Those recent robocalls to Democratic voters featuring the voice and the conservative views of former Republican Charlie Crist have prompted Democrats to file a formal complaint with the Florida Elections Commission. Their target is Republican Sen. Tom Lee of Brandon.
Lee engineered what he said were about 2 million robocalls to voters, using the same calls Crist used in his successful 2006 Republican campaign for governor, in which he called himself a pro-life, Ronald Reagan Republican who opposed same-sex marriage and supported public display of the Ten Commandments — views now starkly at odds with Crist the Democrat. Lee is running the campaign through a political committee called the Conservative for which he raised about $240,000 this year from interests including Disney, the Florida Chamber of Commerce and Associated Industries of Florida. There's also a website featuring all of Crist's audio clips at charlieinhisownwords.com.
The Conservative is headed by Stafford Jones, a Republican activist from Gainesville and a behind-the-scenes player in state politics.

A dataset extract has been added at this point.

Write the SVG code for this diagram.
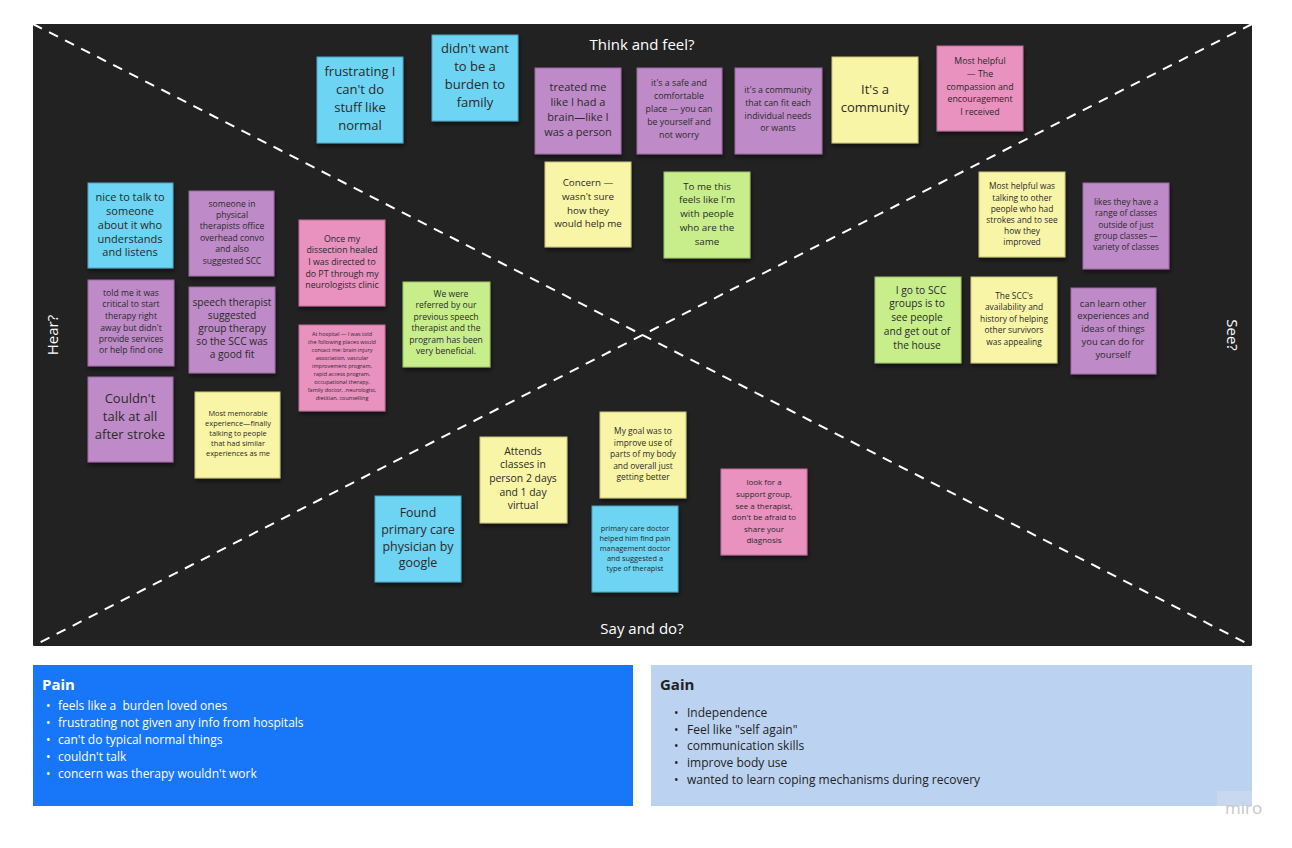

The complaint was filed by Allison Tant, chairwoman of the Florida Democratic Party. It cites a state law that, "No telephone call shall state or imply that the caller represents any person or organization unless the person or organization so represented has given specific approval in writing to make such representation."
Schale's friendly walks
Did our eyes deceive us, or was that Democratic consultant Steve Schale pounding the pavement in Pinellas County last weekend on behalf of Republican state House candidate Chris Latvala? Schale would seem an unlikely volunteer for a Republican, being one of the brightest lights in Florida Democratic political circles, having helped Barack Obama win Florida twice and now helping Crist try to unseat Gov. Rick Scott. House District 67, at least on paper, should be one of the more competitive districts in Florida, one in which some credible Democrats are running.
"Lord. Chris is a friend. That's all it is," Schale responded when asked if he was wearing his senior Crist adviser hat, his idealist, bipartisan advocate hat while knocking on doors for Latvala, or his lobbyist hat. It sure can't hurt Schale's clients — Disney, phosphate, marijuana growers, to name a few — for Schale to get on the good side of the front-runner for that seat or that front-runner's father, Republican state Sen. Jack Latvala, who could become Senate president.
"I'm walking for Karen Castor this weekend. Both were friends before I put on any Crist or lobbying jerseys. And yes, there is an element of trying to do my very small part to reduce the partisan temperature," Schale said. "I remain an idealist, even after nearly 20 years in the business."
Tweet of the week
"Finally, a Fl Republican legislator taking on Duke Energy. Will other GOP legislators and candidates follow?"
That's Pasco tax collector and former Republican state Rep. Mike Fasano, responding to a Times report on Sen. Latvala, R-Clearwater, calling out Duke for charging customers more simply because the company extended its billing cycle.
Once the primary day votes are counted Tuesday night, a sure topic of debate among political junkies will be whether Crist sufficiently crushed underdog Democratic rival Nan Rich to tamp down questions about Democratic enthusiasm for Crist.
"We expect Crist to win his primary with over 81 percent of the vote," Gov. Scott's deputy campaign manager, Tim Saler, wrote in a memo attempting to set expectations absurdly high for Crist.
More Saler: "Judging by history, if Democrats have any enthusiasm at all on their side in 2014, they should be able to bring in several hundred thousand more primary votes compared to Republicans. The last time a Republican governor ran for re-election (2002), Democrats had 40 percent more votes in their primary than did Republicans. This is the baseline performance for Democrats in the 2014 primary. If Democrats fall short of that metric, it would be a dangerous sign for their base enthusiasm entering the general election, and we are watching that metric closely."
It's true that Democrats have two statewide contests (Crist vs. Rich and George Sheldon vs. Perry Thurston for attorney general), and Scott faces two no-name GOP challengers, but these campaigns have been so sleepy few people have paid any attention. That's a far cry from 2002, when Democrats had a spirited and extremely close primary for governor in which Bill McBride narrowly defeated former U.S. Attorney General Janet Reno for the right to face Jeb Bush.